-- START --
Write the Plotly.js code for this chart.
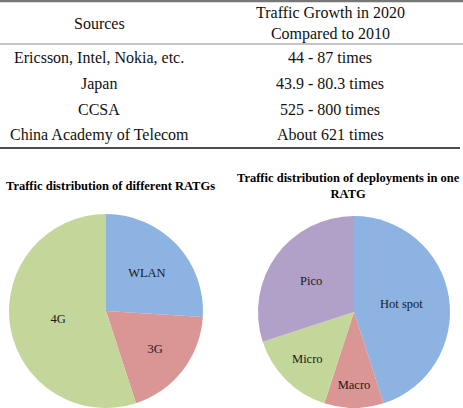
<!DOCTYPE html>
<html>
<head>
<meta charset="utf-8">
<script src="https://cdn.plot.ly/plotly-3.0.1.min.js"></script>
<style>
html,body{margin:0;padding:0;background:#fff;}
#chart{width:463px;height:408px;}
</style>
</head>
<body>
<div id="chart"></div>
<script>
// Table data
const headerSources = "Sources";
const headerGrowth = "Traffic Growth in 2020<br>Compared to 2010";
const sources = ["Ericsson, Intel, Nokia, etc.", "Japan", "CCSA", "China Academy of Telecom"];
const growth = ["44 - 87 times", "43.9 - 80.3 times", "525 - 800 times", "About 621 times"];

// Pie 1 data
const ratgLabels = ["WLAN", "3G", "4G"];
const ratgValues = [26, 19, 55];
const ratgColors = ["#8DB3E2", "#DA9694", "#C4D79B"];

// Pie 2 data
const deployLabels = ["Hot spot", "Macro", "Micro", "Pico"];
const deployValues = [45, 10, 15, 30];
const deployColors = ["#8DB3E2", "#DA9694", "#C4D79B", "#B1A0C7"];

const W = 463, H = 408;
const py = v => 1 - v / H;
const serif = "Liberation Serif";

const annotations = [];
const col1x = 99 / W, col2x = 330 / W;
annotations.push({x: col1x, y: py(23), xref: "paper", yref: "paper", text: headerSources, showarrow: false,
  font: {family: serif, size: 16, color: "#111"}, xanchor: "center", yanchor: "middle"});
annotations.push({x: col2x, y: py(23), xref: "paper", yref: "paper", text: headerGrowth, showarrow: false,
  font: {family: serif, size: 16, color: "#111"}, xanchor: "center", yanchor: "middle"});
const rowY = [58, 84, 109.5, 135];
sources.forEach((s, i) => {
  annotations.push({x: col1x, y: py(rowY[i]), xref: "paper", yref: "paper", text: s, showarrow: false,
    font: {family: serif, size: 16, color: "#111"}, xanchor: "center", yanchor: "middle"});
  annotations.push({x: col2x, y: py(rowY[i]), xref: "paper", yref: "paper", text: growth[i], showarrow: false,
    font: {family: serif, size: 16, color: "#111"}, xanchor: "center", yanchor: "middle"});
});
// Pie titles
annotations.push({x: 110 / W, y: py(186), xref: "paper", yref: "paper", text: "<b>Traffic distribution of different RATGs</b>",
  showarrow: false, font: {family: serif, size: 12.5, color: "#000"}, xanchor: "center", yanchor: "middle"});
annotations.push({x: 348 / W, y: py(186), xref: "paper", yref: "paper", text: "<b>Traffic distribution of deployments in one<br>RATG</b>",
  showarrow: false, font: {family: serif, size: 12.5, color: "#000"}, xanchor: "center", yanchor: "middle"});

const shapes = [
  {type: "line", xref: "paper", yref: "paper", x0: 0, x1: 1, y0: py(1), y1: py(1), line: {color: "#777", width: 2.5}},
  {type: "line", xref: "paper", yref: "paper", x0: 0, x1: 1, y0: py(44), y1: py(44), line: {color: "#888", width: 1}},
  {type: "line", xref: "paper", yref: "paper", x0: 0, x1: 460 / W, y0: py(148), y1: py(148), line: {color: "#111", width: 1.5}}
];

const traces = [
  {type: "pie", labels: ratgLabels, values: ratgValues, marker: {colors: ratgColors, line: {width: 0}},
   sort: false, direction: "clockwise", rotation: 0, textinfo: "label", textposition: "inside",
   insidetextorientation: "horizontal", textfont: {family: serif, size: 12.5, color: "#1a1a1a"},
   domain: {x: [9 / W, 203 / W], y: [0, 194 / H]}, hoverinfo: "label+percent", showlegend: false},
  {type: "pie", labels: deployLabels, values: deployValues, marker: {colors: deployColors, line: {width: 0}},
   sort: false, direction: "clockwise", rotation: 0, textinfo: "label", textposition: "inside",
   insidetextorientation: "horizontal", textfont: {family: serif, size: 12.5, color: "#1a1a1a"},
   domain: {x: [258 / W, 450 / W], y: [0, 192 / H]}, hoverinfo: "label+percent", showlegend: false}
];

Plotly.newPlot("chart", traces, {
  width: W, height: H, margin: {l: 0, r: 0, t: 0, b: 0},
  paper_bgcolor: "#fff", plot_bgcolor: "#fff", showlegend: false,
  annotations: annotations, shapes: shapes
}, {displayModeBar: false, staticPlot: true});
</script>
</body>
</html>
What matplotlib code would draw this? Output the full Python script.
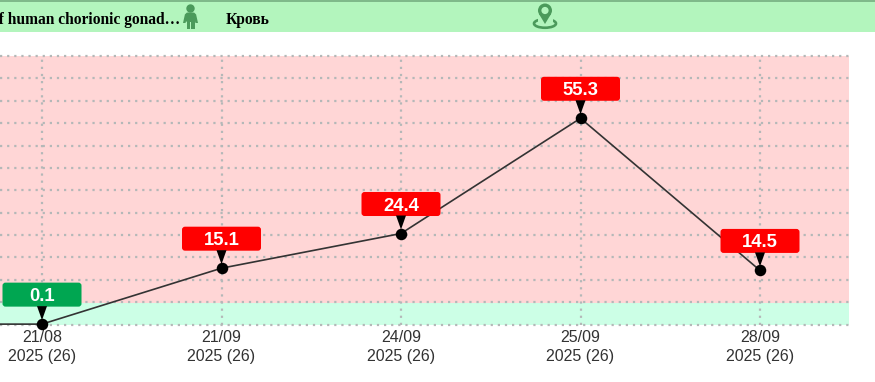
-- END --
Quote the records in full and exactly; skip any image.

Write the Plotly.js code for this chart.
<!DOCTYPE html>
<html>
<head>
<meta charset="utf-8">
<script src="https://cdn.plot.ly/plotly-3.0.1.min.js"></script>
<style>
html,body{margin:0;padding:0;background:#fff;}
#chart{width:463px;height:408px;}
</style>
</head>
<body>
<div id="chart"></div>
<script>
// Table data
const headerSources = "Sources";
const headerGrowth = "Traffic Growth in 2020<br>Compared to 2010";
const sources = ["Ericsson, Intel, Nokia, etc.", "Japan", "CCSA", "China Academy of Telecom"];
const growth = ["44 - 87 times", "43.9 - 80.3 times", "525 - 800 times", "About 621 times"];

// Pie 1 data
const ratgLabels = ["WLAN", "3G", "4G"];
const ratgValues = [26, 19, 55];
const ratgColors = ["#8DB3E2", "#DA9694", "#C4D79B"];

// Pie 2 data
const deployLabels = ["Hot spot", "Macro", "Micro", "Pico"];
const deployValues = [45, 10, 15, 30];
const deployColors = ["#8DB3E2", "#DA9694", "#C4D79B", "#B1A0C7"];

const W = 463, H = 408;
const py = v => 1 - v / H;
const serif = "Liberation Serif";

const annotations = [];
const col1x = 99 / W, col2x = 330 / W;
annotations.push({x: col1x, y: py(23), xref: "paper", yref: "paper", text: headerSources, showarrow: false,
  font: {family: serif, size: 16, color: "#111"}, xanchor: "center", yanchor: "middle"});
annotations.push({x: col2x, y: py(23), xref: "paper", yref: "paper", text: headerGrowth, showarrow: false,
  font: {family: serif, size: 16, color: "#111"}, xanchor: "center", yanchor: "middle"});
const rowY = [58, 84, 109.5, 135];
sources.forEach((s, i) => {
  annotations.push({x: col1x, y: py(rowY[i]), xref: "paper", yref: "paper", text: s, showarrow: false,
    font: {family: serif, size: 16, color: "#111"}, xanchor: "center", yanchor: "middle"});
  annotations.push({x: col2x, y: py(rowY[i]), xref: "paper", yref: "paper", text: growth[i], showarrow: false,
    font: {family: serif, size: 16, color: "#111"}, xanchor: "center", yanchor: "middle"});
});
// Pie titles
annotations.push({x: 110 / W, y: py(186), xref: "paper", yref: "paper", text: "<b>Traffic distribution of different RATGs</b>",
  showarrow: false, font: {family: serif, size: 12.5, color: "#000"}, xanchor: "center", yanchor: "middle"});
annotations.push({x: 348 / W, y: py(186), xref: "paper", yref: "paper", text: "<b>Traffic distribution of deployments in one<br>RATG</b>",
  showarrow: false, font: {family: serif, size: 12.5, color: "#000"}, xanchor: "center", yanchor: "middle"});

const shapes = [
  {type: "line", xref: "paper", yref: "paper", x0: 0, x1: 1, y0: py(1), y1: py(1), line: {color: "#777", width: 2.5}},
  {type: "line", xref: "paper", yref: "paper", x0: 0, x1: 1, y0: py(44), y1: py(44), line: {color: "#888", width: 1}},
  {type: "line", xref: "paper", yref: "paper", x0: 0, x1: 460 / W, y0: py(148), y1: py(148), line: {color: "#111", width: 1.5}}
];

const traces = [
  {type: "pie", labels: ratgLabels, values: ratgValues, marker: {colors: ratgColors, line: {width: 0}},
   sort: false, direction: "clockwise", rotation: 0, textinfo: "label", textposition: "inside",
   insidetextorientation: "horizontal", textfont: {family: serif, size: 12.5, color: "#1a1a1a"},
   domain: {x: [9 / W, 203 / W], y: [0, 194 / H]}, hoverinfo: "label+percent", showlegend: false},
  {type: "pie", labels: deployLabels, values: deployValues, marker: {colors: deployColors, line: {width: 0}},
   sort: false, direction: "clockwise", rotation: 0, textinfo: "label", textposition: "inside",
   insidetextorientation: "horizontal", textfont: {family: serif, size: 12.5, color: "#1a1a1a"},
   domain: {x: [258 / W, 450 / W], y: [0, 192 / H]}, hoverinfo: "label+percent", showlegend: false}
];

Plotly.newPlot("chart", traces, {
  width: W, height: H, margin: {l: 0, r: 0, t: 0, b: 0},
  paper_bgcolor: "#fff", plot_bgcolor: "#fff", showlegend: false,
  annotations: annotations, shapes: shapes
}, {displayModeBar: false, staticPlot: true});
</script>
</body>
</html>
What matplotlib code would draw this? Output the full Python script.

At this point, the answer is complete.